Dutch operator KPN faces the threat of a possible cut in its credit rating if its debt situation does not improve in 2013.
According to a Reuters report, the warning came from credit rating agency Standard & Poor's, which remains unimpressed by KPN's efforts to deal with its debt.
"The negative outlook reflects the risk of a one-notch downgrade within the next 18 months if KPN's adjusted credit metrics deteriorate significantly more than we expect in 2012, or fail to be restored within more commensurate levels for the rating by year-end 2013," S&P said.
S&P confirmed its BBB credit rating, which is still an investment grade level. Ratings agency Moody's already has a negative outlook on KPN's Baa2 debt rating, also an investment-grade rating.

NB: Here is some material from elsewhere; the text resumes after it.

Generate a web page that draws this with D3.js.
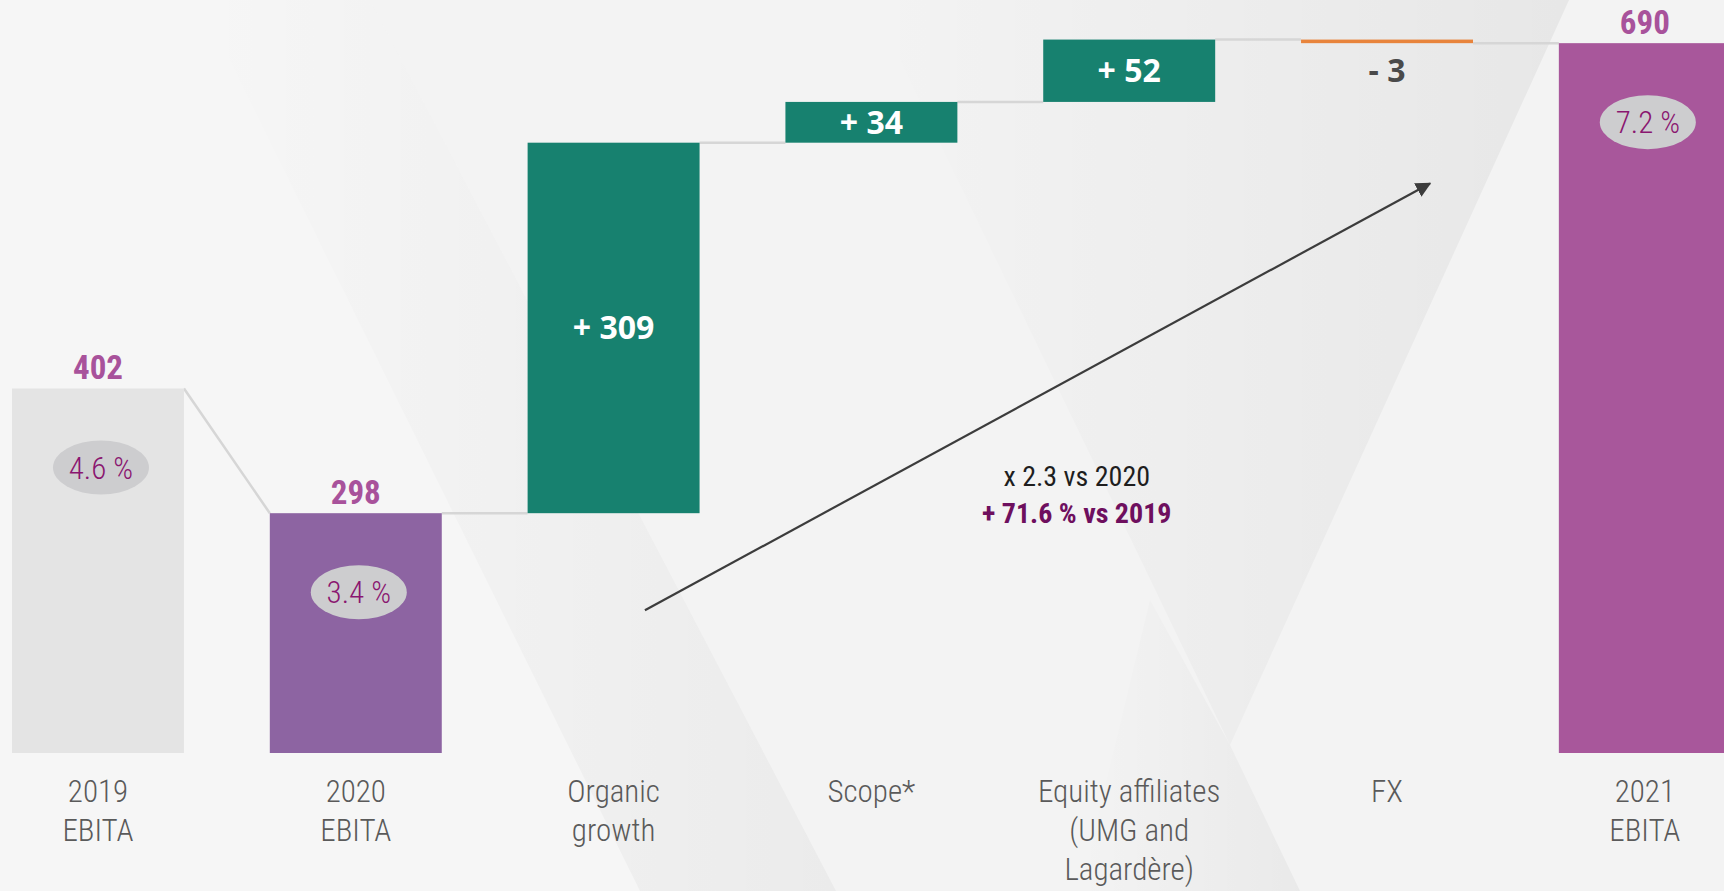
<!DOCTYPE html>
<html>
<head>
<meta charset="utf-8">
<script src="https://cdn.jsdelivr.net/npm/d3@7"></script>
<style>
  html, body { margin: 0; padding: 0; background: #f3f3f3; }
  svg { display: block; }
</style>
</head>
<body>
<svg id="canvas" width="1724" height="891"></svg>
<script>
// EBITA bridge 2020 -> 2021 (waterfall)

// data
var categories = ["2019 EBITA", "2020 EBITA", "Organic growth", "Scope*",
                  "Equity affiliates (UMG and Lagardère)", "FX", "2021 EBITA"];
var labelLines = [["2019", "EBITA"], ["2020", "EBITA"], ["Organic", "growth"], ["Scope*"],
                  ["Equity affiliates", "(UMG and", "Lagardère)"], ["FX"], ["2021", "EBITA"]];
var kinds = ["total", "total", "delta", "delta", "delta", "delta", "total"];
var values = [402, 298, 309, 34, 52, -3, 690];
var margins = ["4.6 %", "3.4 %", null, null, null, null, "7.2 %"];
var barColors = ["#e4e4e4", "#8d64a2", "#17816f", "#17816f", "#17816f", "#e8843c", "#a8579b"];
var annoLines = ["x 2.3 vs 2020", "+ 71.6 % vs 2019"];

var condensed = "'Roboto Condensed', 'Liberation Sans Narrow', 'DejaVu Sans Condensed', 'Arial Narrow', sans-serif";

var svg = d3.select("#canvas");
var width = +svg.attr("width");
var height = +svg.attr("height");

//background decoration
var defs = svg.append("defs");
function grad(id, x1, x2, o1, o2) {
  var g = defs.append("linearGradient").attr("id", id)
    .attr("x1", x1).attr("y1", 0).attr("x2", x2).attr("y2", 0);
  g.append("stop").attr("offset", "0%").attr("stop-color", "#000").attr("stop-opacity", o1);
  g.append("stop").attr("offset", "100%").attr("stop-color", "#000").attr("stop-opacity", o2);
}
grad("shadeL", 0, 1, 0, 0.045);
grad("shadeR", 0, 1, 0, 0.05);
grad("shadeB", 0, 1, 0, 0.04);

svg.append("rect").attr("width", width).attr("height", height).attr("fill", "#f3f3f3");
svg.append("polygon").attr("points", "0,0 370,0 836,891 0,891").attr("fill", "#f6f6f6");
svg.append("polygon").attr("points", "200,0 370,0 836,891 640,891").attr("fill", "url(#shadeL)");
svg.append("polygon").attr("points", "871,0 1569,0 1230,745").attr("fill", "url(#shadeR)");
svg.append("polygon").attr("points", "1080,891 1300,891 1230,745 1150,600").attr("fill", "url(#shadeB)");

// scales
var x = d3.scaleBand()
  .domain(categories)
  .range([12, 12 + 6 * 257.8 + 172])
  .paddingInner(0.333)
  .paddingOuter(0);

var base = 98;
var y = d3.scaleLinear()
  .domain([base, 726])
  .range([753, 0]);

// positional index scale for annotations
var xi = d3.scaleLinear().domain([0, categories.length]).range([12, 12 + categories.length * x.step()]);

// build waterfall steps
var steps = [];
var running = 0;
categories.forEach(function(c, i) {
  var s;
  if (kinds[i] == "total") {
    s = {cat: c, lo: base, hi: values[i], end: values[i]};
    running = values[i];
  } else {
    var next = running + values[i];
    s = {cat: c, lo: Math.min(running, next), hi: Math.max(running, next), end: next};
    running = next;
  }
  s.i = i;
  s.value = values[i];
  s.kind = kinds[i];
  steps.push(s);
});

// connectors
var conn = svg.append("g").attr("class", "connectors");
for (var i = 1; i < steps.length; i++) {
  var p = steps[i - 1], q = steps[i];
  var yq = q.kind == "total" ? y(q.end) : y(p.end);
  conn.append("line")
    .attr("x1", x(p.cat) + x.bandwidth())
    .attr("y1", y(p.end))
    .attr("x2", x(q.cat))
    .attr("y2", yq)
    .style("stroke", "#d6d6d6")
    .style("stroke-width", 2.5);
}

// bars
svg.selectAll("rect.bar")
  .data(steps)
  .enter().append("rect")
  .attr("class", "bar")
  .attr("x", function(d) { return x(d.cat); })
  .attr("y", function(d) { return y(d.hi); })
  .attr("width", x.bandwidth())
  .attr("height", function(d) { return y(d.lo) - y(d.hi); })
  .style("fill", function(d, i) { return barColors[i]; });

// totals: value on top, margin bubble inside
var totals = steps.filter(function(d) { return d.kind == "total"; });
svg.selectAll("text.total")
  .data(totals)
  .enter().append("text")
  .attr("class", "total")
  .attr("x", function(d) { return x(d.cat) + x.bandwidth() / 2; })
  .attr("y", function(d) { return y(d.hi) - 9; })
  .attr("text-anchor", "middle")
  .style("font-family", condensed)
  .style("font-weight", "bold")
  .style("font-size", "33px")
  .style("fill", "#a8529b")
  .text(function(d) { return d.value; });

var bubbles = svg.selectAll("g.margin")
  .data(totals)
  .enter().append("g")
  .attr("class", "margin")
  .attr("transform", function(d) {
    return "translate(" + (x(d.cat) + x.bandwidth() / 2 + 3) + "," + (y(d.hi) + 79) + ")";
  });
bubbles.append("ellipse")
  .attr("rx", 48).attr("ry", 27)
  .style("fill", "#cdcdcf");
bubbles.append("text")
  .attr("text-anchor", "middle")
  .attr("dy", "0.36em")
  .style("font-family", condensed)
  .style("font-weight", 300)
  .style("font-size", "31px")
  .style("fill", "#8a1670")
  .text(function(d) { return margins[d.i]; });

// deltas: labels
var deltas = steps.filter(function(d) { return d.kind == "delta"; });
svg.selectAll("text.delta")
  .data(deltas)
  .enter().append("text")
  .attr("class", "delta")
  .attr("x", function(d) { return x(d.cat) + x.bandwidth() / 2; })
  .attr("y", function(d) {
    return d.value >= 0 ? (y(d.lo) + y(d.hi)) / 2 : y(d.lo) + 27;
  })
  .attr("dy", "0.36em")
  .attr("text-anchor", "middle")
  .style("font-family", "'Open Sans', sans-serif")
  .style("font-weight", "bold")
  .style("font-size", "32px")
  .style("fill", function(d) { return d.value >= 0 ? "#ffffff" : "#4a4a4a"; })
  .text(function(d) { return (d.value >= 0 ? "+ " : "- ") + Math.abs(d.value); });

// category labels
var catLabels = svg.selectAll("text.cat")
  .data(steps)
  .enter().append("text")
  .attr("class", "cat")
  .attr("x", function(d) { return x(d.cat) + x.bandwidth() / 2; })
  .attr("y", 802)
  .attr("text-anchor", "middle")
  .style("font-family", condensed)
  .style("font-weight", 300)
  .style("font-size", "31px")
  .style("fill", "#5a5a5a");
catLabels.selectAll("tspan")
  .data(function(d) { return labelLines[d.i].map(function(t, k) { return {t: t, k: k, cx: x(d.cat) + x.bandwidth() / 2}; }); })
  .enter().append("tspan")
  .attr("x", function(d) { return d.cx; })
  .attr("dy", function(d) { return d.k == 0 ? 0 : 39; })
  .text(function(d) { return d.t; });

// growth arrow
defs.append("marker")
  .attr("id", "arrowhead")
  .attr("viewBox", "0 0 10 10")
  .attr("refX", 9).attr("refY", 5)
  .attr("markerWidth", 7).attr("markerHeight", 7)
  .attr("orient", "auto")
  .append("path")
  .attr("d", "M0,0 L10,5 L0,10 z")
  .style("fill", "#3c3c3c");

svg.append("line")
  .attr("x1", xi(2.455)).attr("y1", y(217))
  .attr("x2", xi(5.5)).attr("y2", y(573))
  .style("stroke", "#3c3c3c")
  .style("stroke-width", 2.2)
  .attr("marker-end", "url(#arrowhead)");

svg.append("text")
  .attr("x", xi(4.13)).attr("y", y(321))
  .attr("text-anchor", "middle")
  .style("font-family", condensed)
  .style("font-size", "28px")
  .style("fill", "#1e1e1e")
  .text(annoLines[0]);
svg.append("text")
  .attr("x", xi(4.13)).attr("y", y(290))
  .attr("text-anchor", "middle")
  .style("font-family", condensed)
  .style("font-weight", "bold")
  .style("font-size", "28px")
  .style("fill", "#6e0f5e")
  .text(annoLines[1]);
</script>
</body>
</html>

KPN is meanwhile looking at a variety of measures across its footprint to help save on costs and reduce debt, including a possible network-sharing deal with Telefónica's O2 Germany following the failure of efforts by Telefónica to acquire KPN's German unit E-Plus. The potential sales tag for this deal was rumoured to have been around €11 billion.
KPN has also sold nearly 2,000 towers belonging to its German network to American Tower for €393 million in cash. However, KPN's efforts to sell the BASE unit in Belgian were cancelled after it received "unsatisfactory" offers.